We are pleased to announce that Oliver Pickering's new book The Poems and Songs of Henry Hall of Hereford: A Jacobite Poet of the 1690s will be published by Legenda.

Before the first proper English census in 1841, the odds are against finding out much about our ancestors. For a servant or a farm labourer, the typical haul is two out of three of the dates of birth, marriage, and death, from parish registers or Bishop's rolls. The chances go up if the figure in question was rich, or well-connected. But even then, sometimes the most you can hope for is a side-note by a clerk recording a minor court case, as with Shakespeare.

It helps, too, if the shadowy figure we are pursuing lived in an age of cheaper printing than Shakespeare's. Poems by Henry Hall (1656?-1707) were printed sporadically throughout his life, and he was consequential enough to appear in official records, if only just. A child of the Restoration, and a boy chorister at the Whitehall court of Charles II, Hall became Organist at Exeter and then Hereford Cathedrals, reaching the zenith of his career just as James II was deposed in 1689. Brought up to see the Stuarts as the saviours of England from the wicked Cromwell, he was — to put it mildly — dismayed by the Glorious Revolution.

Hall's friend Henry Purcell followed the new party line. Consider Dido and Aeneas, first performed that same year: "When Monarchs unite how happy their State, / They Triumph at once o'er their Foes and their Fate." But another notable change from the age of Shakespeare was that printers no longer had their thumbs cut off for publishing political satire. If you thought William III an illegitimate Dutch adventurer who had deposed the rightful king and then blundered about Europe, pointlessly settling old scores with the aid of corrupt and incompetent place-men — well then, you could say so, though anonymity was a great advantage. And friends like Dr Broughton would keep your amusing, scabrous verse letters, rather than burning them. Friends are always important, if you want to be remembered.

Oliver Pickering has been a good friend to Henry Hall, and has pieced together a remarkable archive of that life. Hall's poems are, as you'd expect, often quite singable in their metre, but they were not written for choirs. They were barbs to be sung or read aloud in drinking clubs or coffee houses, and to be handed round in manuscript so that other people could make copies. Like all bygone politics, they take some deciphering now. (Imagine a scholarly edition of a random week's broadcast of The News Quiz being published in the year 2350: how many footnotes would it need?) So in these pages, you can learn what Hogen-mogens were (they were Dutchmen) and how much Peter the Great drank when his state visit to England coincided with the great snows of 1698. (A lot.)

Hall also wrote some faintly surprising love poems.
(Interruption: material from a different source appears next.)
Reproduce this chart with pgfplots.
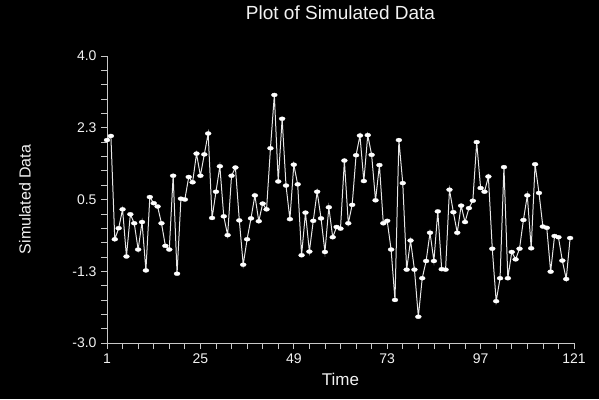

Here he is, the organist of Hereford cathedral, on a Sunday when the prettiest girl in the congregation hasn't turned up:

Is Lesbia not at church today?
The organ’s dull, the musick’s flat,
The prayers goe down too like chopt hay,
Nor can I tast Magnificat.

cover of The Poems and Songs of Henry Hall of Hereford


The Poems and Songs of Henry Hall of Hereford is due out in autumn 2022.